La situación de crisis económica y moral que estamos padeciendo no sólo trae paro, desahucios, pobreza familiar y social, sino también otros males espirituales más profundos, de los que suele hablarse poco.
En tiempos pasados, de bonanza, quien no se enriquecía antes de los treinta años era considerado un perdedor. Todo se sobreestimaba por encima de su valor y utilidad, buscando eufemismos comerciales que, aparentemente, justificaran tales operaciones económicas y financieras. El dinero público parecía no tener dueño y estar más al servicio de la clientela ideológica y política que del pueblo, al que pertenece. Había una obsesión por vivir para el trabajo, para la empresa, para consumir por encima de las posibilidades. Cualquier predicación o consejo acerca de valores como la verdad, honradez, lealtad, familia, natalidad, justicia social o comportamiento ético, era tachado rápidamente de moralina, mentalidad estrecha o una cantidad de calificativos que ridiculizaban o silenciaban cualquier tentativa de rearme moral. Se tiraron por la borda muchas tradiciones con sentido. Ahora de pronto, todo se ha caído, no hay dónde agarrarse, se ha perdido el propio centro de la persona. El materialismo y el nihilismo envolventes han originado el desamparo interior en muchas de las víctimas de una época marcada por la avaricia.

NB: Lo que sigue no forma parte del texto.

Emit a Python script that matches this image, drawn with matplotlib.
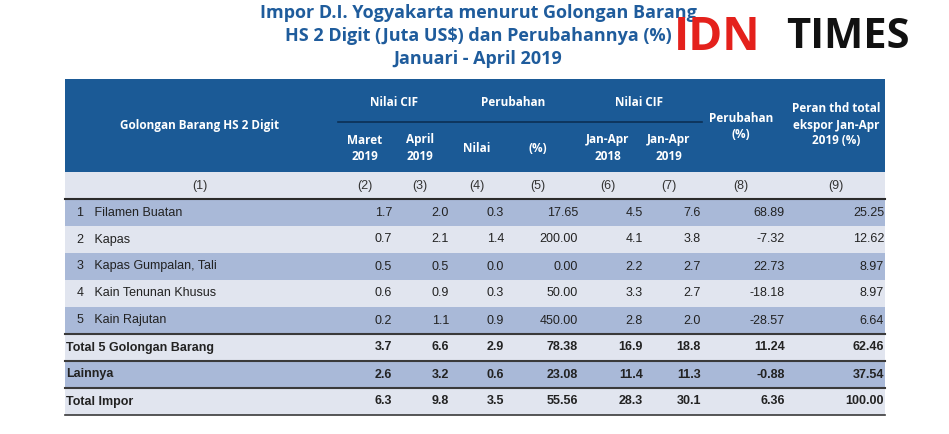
import matplotlib
matplotlib.use("Agg")
import matplotlib.pyplot as plt
from matplotlib.patches import Rectangle

categories = ["1   Filamen Buatan", "2   Kapas", "3   Kapas Gumpalan, Tali",
              "4   Kain Tenunan Khusus", "5   Kain Rajutan",
              "Total 5 Golongan Barang", "Lainnya", "Total Impor"]
maret_2019 = ["1.7", "0.7", "0.5", "0.6", "0.2", "3.7", "2.6", "6.3"]
april_2019 = ["2.0", "2.1", "0.5", "0.9", "1.1", "6.6", "3.2", "9.8"]
perubahan_nilai = ["0.3", "1.4", "0.0", "0.3", "0.9", "2.9", "0.6", "3.5"]
perubahan_pct = ["17.65", "200.00", "0.00", "50.00", "450.00", "78.38", "23.08", "55.56"]
janapr_2018 = ["4.5", "4.1", "2.2", "3.3", "2.8", "16.9", "11.4", "28.3"]
janapr_2019 = ["7.6", "3.8", "2.7", "2.7", "2.0", "18.8", "11.3", "30.1"]
perubahan_ytd = ["68.89", "-7.32", "22.73", "-18.18", "-28.57", "11.24", "-0.88", "6.36"]
peran = ["25.25", "12.62", "8.97", "8.97", "6.64", "62.46", "37.54", "100.00"]
col_numbers = ["(1)", "(2)", "(3)", "(4)", "(5)", "(6)", "(7)", "(8)", "(9)"]

HEAD = "#1b5a96"
BLUE = "#a9b9d8"
LIGHT = "#e1e5ef"
TITLE = "#1f5c9c"
FONT = "Liberation Sans"

fig = plt.figure(figsize=(9.49, 4.34), dpi=100)
ax = fig.add_axes([0, 0, 1, 1])
ax.set_xlim(0, 949); ax.set_ylim(434, 0); ax.axis("off")

L, R = 65, 885
rights = [None, 392, 449, 504, 578, 643, 701, 785, 884]

for i, t in enumerate(["Impor D.I. Yogyakarta menurut Golongan Barang",
                       "HS 2 Digit (Juta US$) dan Perubahannya (%)",
                       "Januari - April 2019"]):
    ax.text(478, 13 + i * 23, t, ha="center", va="center", color=TITLE,
            fontsize=13, fontweight="bold", family="Open Sans")
ax.text(674, 38, "IDN", ha="left", va="center", color="#e4211c", fontsize=33,
        fontweight="bold", family="Open Sans")
ax.text(786, 38, "TIMES", ha="left", va="center", color="#111111", fontsize=30,
        fontweight="bold", family="Open Sans")

ax.add_patch(Rectangle((L, 79), R - L, 93, color=HEAD, lw=0))
hk = dict(color="white", fontsize=8.5, fontweight="bold", family="Open Sans", ha="center", va="center")
ax.text(200, 126, "Golongan Barang HS 2 Digit", **hk)
ax.text((338 + 450) / 2, 102, "Nilai CIF", **hk)
ax.text((450 + 577) / 2, 102, "Perubahan", **hk)
ax.text((577 + 702) / 2, 102, "Nilai CIF", **hk)
ax.plot([338, 702], [122, 122], color="#0c2f55", lw=1.2)
ax.text(365, 148, "Maret\n2019", linespacing=1.3, **hk)
ax.text(420, 148, "April\n2019", linespacing=1.3, **hk)
ax.text(477, 148, "Nilai", **hk)
ax.text(538, 148, "(%)", **hk)
ax.text(608, 148, "Jan-Apr\n2018", linespacing=1.3, **hk)
ax.text(669, 148, "Jan-Apr\n2019", linespacing=1.3, **hk)
ax.text(741, 127, "Perubahan\n(%)", linespacing=1.3, **hk)
ax.text(836, 125, "Peran thd total\nekspor Jan-Apr\n2019 (%)", linespacing=1.3, **hk)

ax.add_patch(Rectangle((L, 172), R - L, 27, color=LIGHT, lw=0))
centers = [200, 365, 420, 477, 538, 608, 669, 741, 836]
for c, t in zip(centers, col_numbers):
    ax.text(c, 186, t, ha="center", va="center", fontsize=9, family=FONT, color="#333333")
ax.plot([L, R], [199, 199], color="#2b2b2b", lw=1.5)

tops = [199, 226, 253, 280, 307, 334, 361, 388, 415]
cols = [maret_2019, april_2019, perubahan_nilai, perubahan_pct,
        janapr_2018, janapr_2019, perubahan_ytd, peran]
for i, cat in enumerate(categories):
    y0, y1 = tops[i], tops[i + 1]
    color = BLUE if i in (0, 2, 4, 6) else LIGHT
    ax.add_patch(Rectangle((L, y0), R - L, y1 - y0, color=color, lw=0))
    yc = (y0 + y1) / 2
    bold = i >= 5
    fw = "bold" if bold else "normal"
    ax.text(L + (1 if bold else 12), yc, cat, ha="left", va="center", fontsize=9,
            family=FONT, fontweight=fw, color="#222222")
    for j, col in enumerate(cols):
        ax.text(rights[j + 1], yc, col[i], ha="right", va="center", fontsize=9,
                family=FONT, fontweight=fw, color="#222222")
    if i >= 4:
        ax.plot([L, R], [y1, y1], color="#3a3a3a", lw=1.5 if i < 7 else 1.2)

fig.savefig("out.png", dpi=100)
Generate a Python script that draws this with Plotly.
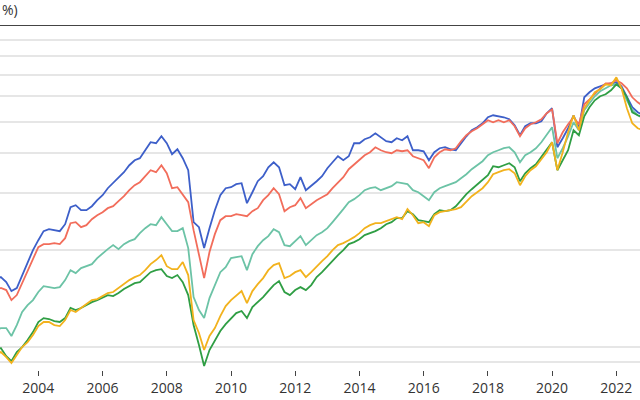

En estos momentos, no se trata únicamente de recomponer las estructuras económicas, financieras y administrativas de un país como el nuestro en gravísimas dificultades, sino también hay que sanar los corazones destrozados de los parados y desempleados, que sufren la carencia del pan de cada día y el vacío de ideales y de entusiasmo por seguir luchando. Así, escuchamos continuamente lamentaciones que lo reflejan: Me limito a ir tirando; Me siento como en un túnel; No sé por dónde salir; Mi vida está acabada; ¿A dónde voy con los años que tengo?
Las reformas no sólo deben quedarse en cambios en el sistema económico; la raíz del mal está en la enfermedad moral y espiritual que padece nuestra sociedad. ¿Cómo hacer esto? Todos podemos aportar nuestro grano de arena. Todos debemos valorar la vida, vivir con sencillez y austeridad, educar en elegir el bien y evitar el mal, enseñar a las nuevas generaciones que la coherencia de vida es su mejor escuela.
Una sociedad que silencia o rechaza la dimensión espiritual de la persona, no tiene futuro. No es lo mismo ser ateo que creyente. El pesimismo paralizante es consecuencia del miedo, quizás inconsciente, que produce vegetar en la nada. El anhelo de recuperar lo perdido brota cuando hay esperanza en el alma humana. Vivir en cristiano es un bien social. Porque aquellos que se rigen por la Ley de Dios salvan o evitan muchos males, y están llamados a buscar la verdad, el bien, la paz y la libertad, que son ejes esenciales de la sociedad. En el fondo de la crisis, está la ausencia de Dios, porque el hombre no es pura materia, sino espíritu encarnado que reclama, en tiempos de serenidad o de turbulencia, esa presencia salvadora de Dios.